# Task requirements
Skip the pictures. Set down, word for word, the lines from the start of the material up to and including the line with "import matplotlib.pyplot as plt".

# Dataset content
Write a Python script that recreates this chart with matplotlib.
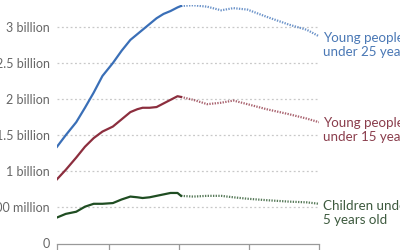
import matplotlib.pyplot as plt

# historical estimates (billions)
years_hist = [1950, 1955, 1961, 1966, 1971, 1976, 1982, 1987, 1992, 1996, 1999, 2003, 2007, 2011, 2015, 2019, 2021]
under25_hist = [1.34, 1.50, 1.68, 1.88, 2.09, 2.32, 2.50, 2.67, 2.82, 2.90, 2.96, 3.04, 3.12, 3.18, 3.22, 3.27, 3.29]
under15_hist = [0.89, 1.02, 1.19, 1.34, 1.46, 1.55, 1.62, 1.72, 1.82, 1.86, 1.88, 1.88, 1.89, 1.94, 1.99, 2.04, 2.03]
under5_hist = [0.36, 0.41, 0.44, 0.51, 0.55, 0.55, 0.56, 0.61, 0.65, 0.64, 0.63, 0.64, 0.66, 0.68, 0.70, 0.70, 0.66]

# projections
years_proj = [2021, 2028, 2036, 2044, 2051, 2059, 2070, 2083, 2093, 2100]
under25_proj = [3.29, 3.30, 3.28, 3.23, 3.26, 3.24, 3.14, 3.03, 2.96, 2.87]
under15_proj = [2.03, 1.99, 1.93, 1.95, 1.98, 1.93, 1.86, 1.79, 1.73, 1.68]
under5_proj = [0.66, 0.65, 0.66, 0.66, 0.64, 0.62, 0.60, 0.58, 0.57, 0.55]

series = [
    (under25_hist, under25_proj, '#3a6fb7', '#4a78b5', 'Young people\nunder 25 years', 2.75),
    (under15_hist, under15_proj, '#8c2e3e', '#8a3d4c', 'Young people\nunder 15 years', 1.57),
    (under5_hist, under5_proj, '#1f4d22', '#3d5a3e', 'Children under\n5 years old', 0.42),
]

yticks = [0, 0.5, 1, 1.5, 2, 2.5, 3]
ytick_labels = ['0', '500 million', '1 billion', '1.5 billion', '2 billion', '2.5 billion', '3 billion']
xticks = [1950, 1980, 2020, 2060, 2100]

plt.rcParams['font.family'] = ['Lato', 'DejaVu Sans']

fig = plt.figure(figsize=(4, 2.5), dpi=100)
ax = fig.add_axes([0.1425, 0.026, 0.655, 0.953])

for hist, proj, color, tcolor, label, ly in series:
    ax.plot(years_hist, hist, color=color, linewidth=1.6, solid_joinstyle='round', zorder=3)
    ax.plot(years_proj, proj, color=color, linewidth=1.6, linestyle=(0, (0.6, 0.6)), alpha=0.75, zorder=3)
    ax.text(2102.3, ly, label, color=tcolor, fontsize=9.6, va='center', ha='left',
            linespacing=1.2, clip_on=False)

ax.set_xlim(1950, 2100)
ax.set_ylim(0, 3.3)

ax.set_yticks(yticks)
ax.set_yticklabels(ytick_labels)
ax.set_xticks(xticks)
ax.set_xticklabels([])

for y in yticks[1:]:
    ax.axhline(y, color='#c8c8c8', linewidth=0.9, linestyle=(0, (1.5, 2)), zorder=1)

for s in ['top', 'right', 'left']:
    ax.spines[s].set_visible(False)
ax.spines['bottom'].set_color('#999999')
ax.spines['bottom'].set_linewidth(0.9)

ax.tick_params(axis='y', length=0, pad=5, labelsize=9, labelcolor='#666666')
ax.tick_params(axis='x', length=4, width=0.9, color='#999999')

fig.savefig('out.png', dpi=100)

# Completed exercise
Write a Python script that recreates this chart with matplotlib.
import matplotlib.pyplot as plt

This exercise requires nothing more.